In the west, the Clark Fork and Bitterroot river basins hit peak snowpack during the middle of April. Then, because precipitation during the month in this area was only about 90% of normal, the snowpack started decreasing, although slowly at first because temperatures stayed fairly cool.
A warm-up during the last week accelerated melting, causing the snowpack to end the month at about 108% of normal. New records for highest daily average temperatures were recorded April 29 at many mountain locations with some high-elevation sites approaching 50 degrees.
One week later, warmer temperatures during the first week of May have pushed the snowpack in both the Clark Fork and Bitterroot basins to slightly below-normal.
In the past, water specialists could analyze precipitation amounts basin by basin because within basins, valley precipitation didn’t differ much from that in the mountains. But with climate change, the difference between the two is becoming significant.
“This year, it bears mentioning since it is impacting the forecasts and could play a role in irrigation water supply if the weather patterns stay warm and dry,” wrote Lucas Zukiewicz, NRCS water supply specialist.
Mountain precipitation – mostly snow – started below average, climbed to above average in January and February, and then returned to below average in April, although some regions still have totals well below normal.
But in some valleys, precipitation started the winter well below average and stayed there. East of the Continental Divide, numerous southern valleys recorded less than half of April’s normal precipitation. A few received less than a quarter of normal precipitation.
Forecasts issued by the NOAA’s Climate Prediction Center indicate Montana may get normal precipitation for May, but some parts of western Montana may experience higher than normal temperatures. Should this pan out, mountain snowpack could melt out faster than desired.
That could be further complicated by forecasts for the next three months that show a possibility of below-average precipitation in western Montana and increased chances of above-average temperatures across the whole state.
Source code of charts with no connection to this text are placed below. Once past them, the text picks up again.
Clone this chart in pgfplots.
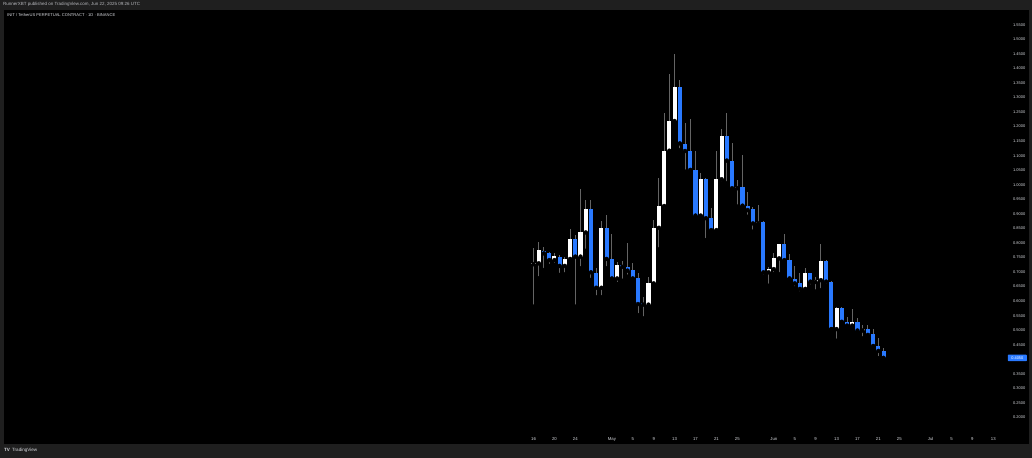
\documentclass[border=0pt]{standalone}
\usepackage{pgfplots}
\pgfplotsset{compat=1.18}
\usepackage{pgfplotstable}
\usepackage{fontspec}
\setmainfont{Liberation Sans}
\definecolor{framegray}{RGB}{31,31,31}
\definecolor{tvblue}{RGB}{41,121,255}
\definecolor{wick}{RGB}{100,100,100}
\definecolor{txt}{RGB}{215,217,222}

% day index d: 0 = 16 Apr 2025 ... 67 = 22 Jun 2025
\pgfplotstableread{
d o h l c
0 0.727 0.781 0.581 0.731
1 0.730 0.804 0.678 0.776
4 0.741 0.767 0.724 0.755
6 0.721 0.753 0.692 0.745
7 0.745 0.848 0.736 0.812
9 0.753 0.984 0.713 0.836
10 0.836 0.948 0.773 0.915
13 0.646 0.877 0.613 0.850
16 0.678 0.736 0.659 0.724
22 0.588 0.684 0.575 0.661
23 0.661 0.879 0.652 0.852
24 0.852 1.022 0.778 0.927
25 0.927 1.245 0.913 1.117
26 1.117 1.379 1.106 1.219
27 1.219 1.449 1.211 1.337
32 0.894 1.039 0.890 1.020
35 0.844 1.116 0.839 1.019
36 1.019 1.190 1.005 1.169
39 0.988 1.015 0.925 0.993
43 0.867 0.930 0.856 0.873
45 0.699 0.718 0.653 0.710
46 0.710 0.764 0.693 0.747
47 0.747 0.797 0.693 0.795
52 0.642 0.713 0.638 0.696
54 0.666 0.684 0.633 0.672
55 0.672 0.795 0.638 0.739
58 0.504 0.580 0.464 0.578
61 0.516 0.572 0.512 0.530
63 0.499 0.518 0.472 0.504
}\upcandles

\pgfplotstableread{
d o h l c
2 0.773 0.787 0.707 0.764
3 0.764 0.770 0.721 0.741
5 0.753 0.759 0.690 0.721
8 0.812 0.827 0.581 0.753
11 0.915 0.948 0.673 0.699
12 0.698 0.713 0.613 0.646
14 0.850 0.896 0.713 0.745
15 0.745 0.831 0.670 0.678
17 0.724 0.737 0.670 0.718
18 0.718 0.799 0.684 0.705
19 0.707 0.730 0.673 0.678
20 0.681 0.696 0.552 0.590
21 0.592 0.615 0.541 0.588
28 1.337 1.360 1.119 1.142
29 1.140 1.211 1.045 1.116
30 1.116 1.225 1.039 1.051
31 1.051 1.116 0.890 0.894
33 1.020 1.022 0.810 0.885
34 0.885 0.919 0.831 0.844
37 1.169 1.245 1.005 1.083
38 1.083 1.145 0.976 0.988
40 0.993 1.102 0.925 0.928
41 0.928 0.976 0.890 0.913
42 0.915 0.925 0.839 0.867
44 0.873 0.875 0.684 0.699
48 0.795 0.831 0.736 0.741
49 0.741 0.761 0.675 0.678
50 0.676 0.722 0.644 0.661
51 0.661 0.696 0.627 0.642
53 0.696 0.698 0.650 0.667
56 0.739 0.741 0.653 0.667
57 0.667 0.668 0.503 0.504
59 0.578 0.580 0.524 0.529
60 0.529 0.547 0.512 0.516
62 0.530 0.541 0.489 0.499
64 0.503 0.518 0.478 0.484
65 0.486 0.503 0.438 0.446
66 0.446 0.472 0.404 0.429
67 0.429 0.438 0.400 0.405
}\downcandles

\begin{document}
\begin{tikzpicture}
\fill[framegray] (0,0) rectangle (1032bp,458bp);
\fill[black] (4bp,14bp) rectangle (1029bp,448bp);
\node[anchor=west, inner sep=0pt, text=txt!85!black, font=\fontsize{4.5}{5}\selectfont] at (3bp,453.6bp) {RunnerXBT published on TradingView.com, Jun 22, 2025 09:26 UTC};
\node[anchor=west, inner sep=0pt, text=txt, font=\fontsize{4.1}{5}\selectfont] at (7bp,442.6bp) {INIT / TetherUS PERPETUAL CONTRACT · 1D · BINANCE};
\node[anchor=west, inner sep=0pt, text=txt, font=\fontsize{4.6}{5}\selectfont] at (4bp,7.6bp) {\textbf{TV}\hspace{2bp}TradingView};
\begin{axis}[
  at={(4bp,28bp)}, anchor=south west,
  scale only axis, width=996bp, height=420bp,
  xmin=-101.34, xmax=89.28, ymin=0.1572, ymax=1.6005,
  axis line style={draw=none},
  major tick length=0pt, tick style={draw=none},
  clip=false,
  xtick={0,4,8,15,19,23,27,31,35,39,46,50,54,58,62,66,70,76,80,84,88},
  xticklabels={16,20,24,May,5,9,13,17,21,25,Jun,5,9,13,17,21,25,Jul,5,9,13},
  xticklabel style={anchor=center, yshift=-9.3bp, inner sep=0pt, text=txt, font=\fontsize{4.3}{5}\selectfont},
  ytick={0.20,0.25,0.30,0.35,0.45,0.50,0.55,0.60,0.65,0.70,0.75,0.80,0.85,0.90,0.95,1.00,1.05,1.10,1.15,1.20,1.25,1.30,1.35,1.40,1.45,1.50,1.55},
  yticklabels={0.2000,0.2500,0.3000,0.3500,0.4500,0.5000,0.5500,0.6000,0.6500,0.7000,0.7500,0.8000,0.8500,0.9000,0.9500,1.0000,1.0500,1.1000,1.1500,1.2000,1.2500,1.3000,1.3500,1.4000,1.4500,1.5000,1.5500},
  yticklabel pos=right,
  yticklabel style={anchor=east, xshift=25.5bp, inner sep=0pt, text=txt, font=\fontsize{4.0}{4.5}\selectfont},
]
% wicks
\addplot[only marks, mark=none, error bars/.cd, y dir=plus, y explicit, error mark=none,
  error bar style={line width=1bp, color=wick, solid}]
  table[x=d, y=l, y error plus expr=\thisrow{h}-\thisrow{l}] {\upcandles};
\addplot[only marks, mark=none, error bars/.cd, y dir=plus, y explicit, error mark=none,
  error bar style={line width=1bp, color=wick, solid}]
  table[x=d, y=l, y error plus expr=\thisrow{h}-\thisrow{l}] {\downcandles};
% bodies
\addplot[only marks, mark=none, error bars/.cd, y dir=plus, y explicit, error mark=none,
  error bar style={line width=4.1bp, color=white, solid}]
  table[x=d, y=o, y error plus expr={max(\thisrow{c}-\thisrow{o},0.004)}] {\upcandles};
\addplot[only marks, mark=none, error bars/.cd, y dir=plus, y explicit, error mark=none,
  error bar style={line width=4.1bp, color=tvblue, solid}]
  table[x=d, y=c, y error plus expr={max(\thisrow{o}-\thisrow{c},0.004)}] {\downcandles};
% last price label
\node[fill=tvblue, rounded corners=0.8bp, anchor=east, inner sep=0pt, minimum width=19bp, minimum height=6.7bp, text=white, font=\fontsize{3.9}{4.5}\selectfont, xshift=27bp] at (axis cs:89.28,0.405) {0.4050};
\end{axis}
\pgfresetboundingbox
\useasboundingbox (0,0) rectangle (1032bp,458bp);
\end{tikzpicture}
\end{document}
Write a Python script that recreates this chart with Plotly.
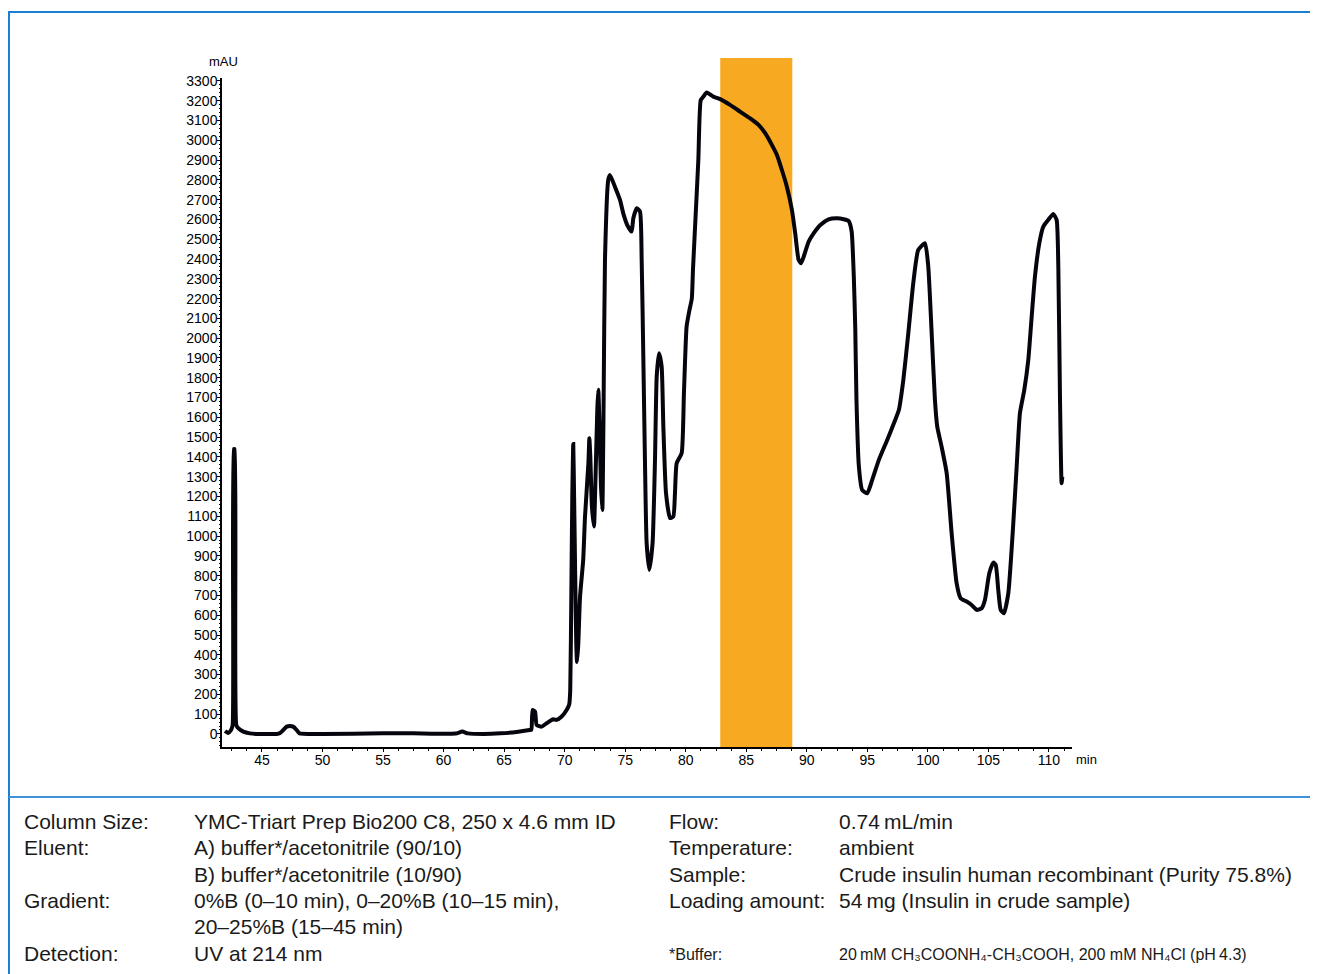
import plotly.graph_objects as go

# ---------------- data ----------------
time_min = [
    41.95, 42.2, 42.45, 42.58, 42.68, 42.74, 42.88, 43.04, 43.46, 44.0, 44.5,
    46.2, 46.5, 46.76, 47.04, 47.3, 47.58, 47.86, 48.1, 50.0, 55.0, 57.5, 59.0,
    61.0, 61.55, 62.0, 63.3, 64.7, 66.03, 67.1, 67.25, 67.35, 67.55, 67.69,
    68.1, 68.51, 69.06, 69.34, 69.75, 70.16, 70.38, 70.46, 70.55, 70.63, 70.71,
    70.78, 70.87, 70.96, 71.02, 71.12, 71.27, 71.53, 71.68, 71.96, 72.04, 72.12,
    72.25, 72.42, 72.55, 72.7, 72.78, 72.88, 73.0, 73.11, 73.22, 73.33, 73.6,
    73.74, 74.15, 74.57, 74.84, 75.17, 75.53, 75.67, 75.95, 76.22, 76.36, 76.5,
    76.63, 76.77, 76.99, 77.26, 77.46, 77.6, 77.79, 78.01, 78.15, 78.37, 78.7,
    78.97, 79.11, 79.25, 79.66, 79.85, 80.07, 80.3, 80.5, 80.6, 80.8, 81.04,
    81.24, 81.46, 81.73, 82.28, 82.84, 83.66, 84.49, 85.32, 86.01, 86.56, 87.11,
    87.53, 87.94, 88.35, 88.77, 89.04, 89.32, 89.52, 89.74, 90.15, 90.56, 91.12,
    91.8, 92.5, 93.05, 93.46, 93.7, 93.88, 94.0, 94.1, 94.3, 94.57, 94.99, 95.4,
    95.95, 96.64, 97.19, 97.6, 97.97, 98.38, 98.79, 99.2, 99.76, 100.03, 100.31,
    100.58, 100.77, 101.13, 101.55, 101.96, 102.37, 102.7, 103.2, 103.61, 104.03,
    104.44, 104.71, 105.07, 105.4, 105.6, 105.81, 106.01, 106.28, 106.64, 107.0,
    107.33, 107.6, 107.96, 108.29, 108.57, 108.84, 109.2, 109.53, 109.94, 110.35,
    110.63, 110.77, 110.91, 111.04, 111.1,
]
absorbance_mau = [
    15, 5, 20, 45, 1440, 1440, 45, 29, 12, 3, 0,
    0, 5, 20, 37, 40, 37, 20, 3, 0, 3, 3, 1,
    2, 12, 3, 0, 3, 10, 20, 22, 121, 113, 45,
    37, 54, 74, 71, 88, 121, 150, 220, 700, 1200, 1465,
    1200, 800, 450, 364, 450, 694, 879, 1098, 1368, 1494, 1400,
    1150, 1048, 1300, 1650, 1739, 1550, 1250, 1132, 1700, 2396, 2800,
    2825, 2766, 2699, 2631, 2572, 2539, 2606, 2657, 2640, 2396, 1890,
    1385, 964, 829, 964, 1385, 1806, 1924, 1856, 1553, 1217, 1091,
    1098, 1217, 1368, 1418, 1722, 2058, 2140, 2200, 2350, 2600, 2901,
    3204, 3221, 3242, 3221, 3208, 3179, 3145, 3111, 3078, 3036, 2977,
    2926, 2850, 2766, 2648, 2530, 2396, 2379, 2412, 2488, 2530, 2572,
    2601, 2606, 2601, 2592, 2540, 2311, 2050, 1688, 1351, 1233, 1216, 1284,
    1385, 1486, 1570, 1637, 1789, 2025, 2278, 2446, 2480, 2362, 2025,
    1688, 1553, 1452, 1318, 1014, 762, 686, 669, 652, 627,
    635, 677, 812, 866, 854, 728, 627, 610, 711, 1014,
    1351, 1621, 1739, 1890, 2109, 2311, 2480, 2564, 2598, 2628,
    2598, 2362, 1688, 1267, 1300,
]

x_tick_values = [45, 50, 55, 60, 65, 70, 75, 80, 85, 90, 95, 100, 105, 110]
y_tick_values = list(range(0, 3301, 100))

fraction_start = 82.85   # collected fraction (orange band), min
fraction_end = 88.8

conditions_left = [
    ("Column Size:", "YMC-Triart Prep Bio200 C8, 250 x 4.6 mm ID"),
    ("Eluent:", "A) buffer*/acetonitrile (90/10)"),
    ("", "B) buffer*/acetonitrile (10/90)"),
    ("Gradient:", "0%B (0\u201310 min), 0\u201320%B (10\u201315 min),"),
    ("", "20\u201325%B (15\u201345 min)"),
    ("Detection:", "UV at 214 nm"),
]
conditions_right = [
    ("Flow:", "0.74\u2009mL/min"),
    ("Temperature:", "ambient"),
    ("Sample:", "Crude insulin human recombinant (Purity 75.8%)"),
    ("Loading amount:", "54\u2009mg (Insulin in crude sample)"),
]
buffer_note = ("*Buffer:",
               "20\u2009mM CH\u2083COONH\u2084-CH\u2083COOH, 200 mM NH\u2084Cl (pH\u20094.3)")

# ---------------- layout geometry (page pixels; page body has 8px margin) ----------------
OFF = 8
W, H = 1318 - OFF, 974 - OFF
PL, PR, PT, PB = 222 - OFF, 1072 - OFF, 78 - OFF, 747 - OFF


def pxx(x):
    return (x - OFF - PL) / (PR - PL)


def pxy(y):
    return (PB - (y - OFF)) / (PB - PT)


FONT = "Liberation Sans, Arial, Helvetica, sans-serif"
BLUE = "#1b7fd3"
TXT = "#1a1a1a"

fig = go.Figure()
fig.add_trace(go.Scatter(
    x=time_min, y=absorbance_mau, mode="lines",
    line=dict(color="#05050d", width=4, shape="spline", smoothing=0.5),
    hoverinfo="skip", showlegend=False,
))

shapes = [
    dict(type="rect", xref="x", yref="paper",
         x0=fraction_start, x1=fraction_end, y0=0, y1=pxy(58),
         fillcolor="#F8A922", line=dict(width=0), layer="below"),
    # frame lines
    dict(type="line", xref="paper", yref="paper",
         x0=pxx(9), x1=pxx(1320), y0=pxy(12), y1=pxy(12),
         line=dict(color=BLUE, width=2)),
    dict(type="line", xref="paper", yref="paper",
         x0=pxx(9), x1=pxx(9), y0=pxy(11), y1=pxy(976),
         line=dict(color=BLUE, width=2)),
    dict(type="line", xref="paper", yref="paper",
         x0=pxx(9), x1=pxx(1320), y0=pxy(797), y1=pxy(797),
         line=dict(color="#3d92d8", width=2)),
]

annotations = [
    dict(text="mAU", x=pxx(223), y=pxy(61), xref="paper", yref="paper",
         showarrow=False, xanchor="center", yanchor="middle",
         font=dict(family=FONT, size=13, color="black")),
    dict(text="min", x=pxx(1074), y=pxy(759), xref="paper", yref="paper",
         showarrow=False, xanchor="left", yanchor="middle",
         font=dict(family=FONT, size=13, color="black")),
]

row_y = [821, 847, 874, 900, 927, 953]
for (lab, val), yy in zip(conditions_left, row_y):
    if lab:
        annotations.append(dict(text=lab, x=pxx(22), y=pxy(yy), xref="paper", yref="paper",
                                showarrow=False, xanchor="left", yanchor="middle",
                                font=dict(family=FONT, size=21, color=TXT)))
    annotations.append(dict(text=val, x=pxx(192), y=pxy(yy), xref="paper", yref="paper",
                            showarrow=False, xanchor="left", yanchor="middle",
                            font=dict(family=FONT, size=21, color=TXT)))
for (lab, val), yy in zip(conditions_right, row_y):
    annotations.append(dict(text=lab, x=pxx(667), y=pxy(yy), xref="paper", yref="paper",
                            showarrow=False, xanchor="left", yanchor="middle",
                            font=dict(family=FONT, size=21, color=TXT)))
    annotations.append(dict(text=val, x=pxx(837), y=pxy(yy), xref="paper", yref="paper",
                            showarrow=False, xanchor="left", yanchor="middle",
                            font=dict(family=FONT, size=21, color=TXT)))
annotations.append(dict(text=buffer_note[0], x=pxx(667), y=pxy(955), xref="paper", yref="paper",
                        showarrow=False, xanchor="left", yanchor="middle",
                        font=dict(family=FONT, size=16, color=TXT)))
annotations.append(dict(text=buffer_note[1], x=pxx(837), y=pxy(955), xref="paper", yref="paper",
                        showarrow=False, xanchor="left", yanchor="middle",
                        font=dict(family=FONT, size=16, color=TXT)))

fig.update_layout(
    width=W, height=H, autosize=False,
    margin=dict(l=PL, r=W - PR, t=PT, b=H - PB, pad=0),
    paper_bgcolor="white", plot_bgcolor="white",
    font=dict(family=FONT, color="black"),
    shapes=shapes, annotations=annotations,
    xaxis=dict(
        range=[41.7, 111.9], tickmode="array", tickvals=x_tick_values,
        ticktext=[str(v) for v in x_tick_values],
        showline=True, linecolor="black", linewidth=1.5,
        ticks="outside", ticklen=3, tickcolor="black", tickwidth=1,
        ticklabelstandoff=-4,
        minor=dict(dtick=1.25, tick0=45, ticks="outside", ticklen=2, tickcolor="black"),
        showgrid=False, zeroline=False,
        tickfont=dict(family=FONT, size=14, color="black"),
    ),
    yaxis=dict(
        range=[-66, 3315], tickmode="array", tickvals=y_tick_values,
        ticktext=[str(v) for v in y_tick_values],
        showline=True, linecolor="black", linewidth=1.5,
        ticks="outside", ticklen=3, tickcolor="black", tickwidth=1,
        ticklabelstandoff=-3,
        minor=dict(dtick=20, tick0=0, ticks="outside", ticklen=1.5, tickcolor="black"),
        showgrid=False, zeroline=False,
        tickfont=dict(family=FONT, size=14, color="black"),
    ),
)

fig.write_html("out.html")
Warmer temperature and dry valleys can complicate the normal predictions for streamflow based on snowpack. Any rains will be sucked up by dry valley soils, leaving less runoff to flow into the rivers.
For now, the Blackfoot River is predicted to flow slightly above normal while the Clark Fork River above Bonner will run slightly below normal. But that means an average water year for the Clark Fork flowing downstream from where they join above Missoula.
Meanwhile, the Bitterroot River is predicted to have about 90% of its normal streamflow.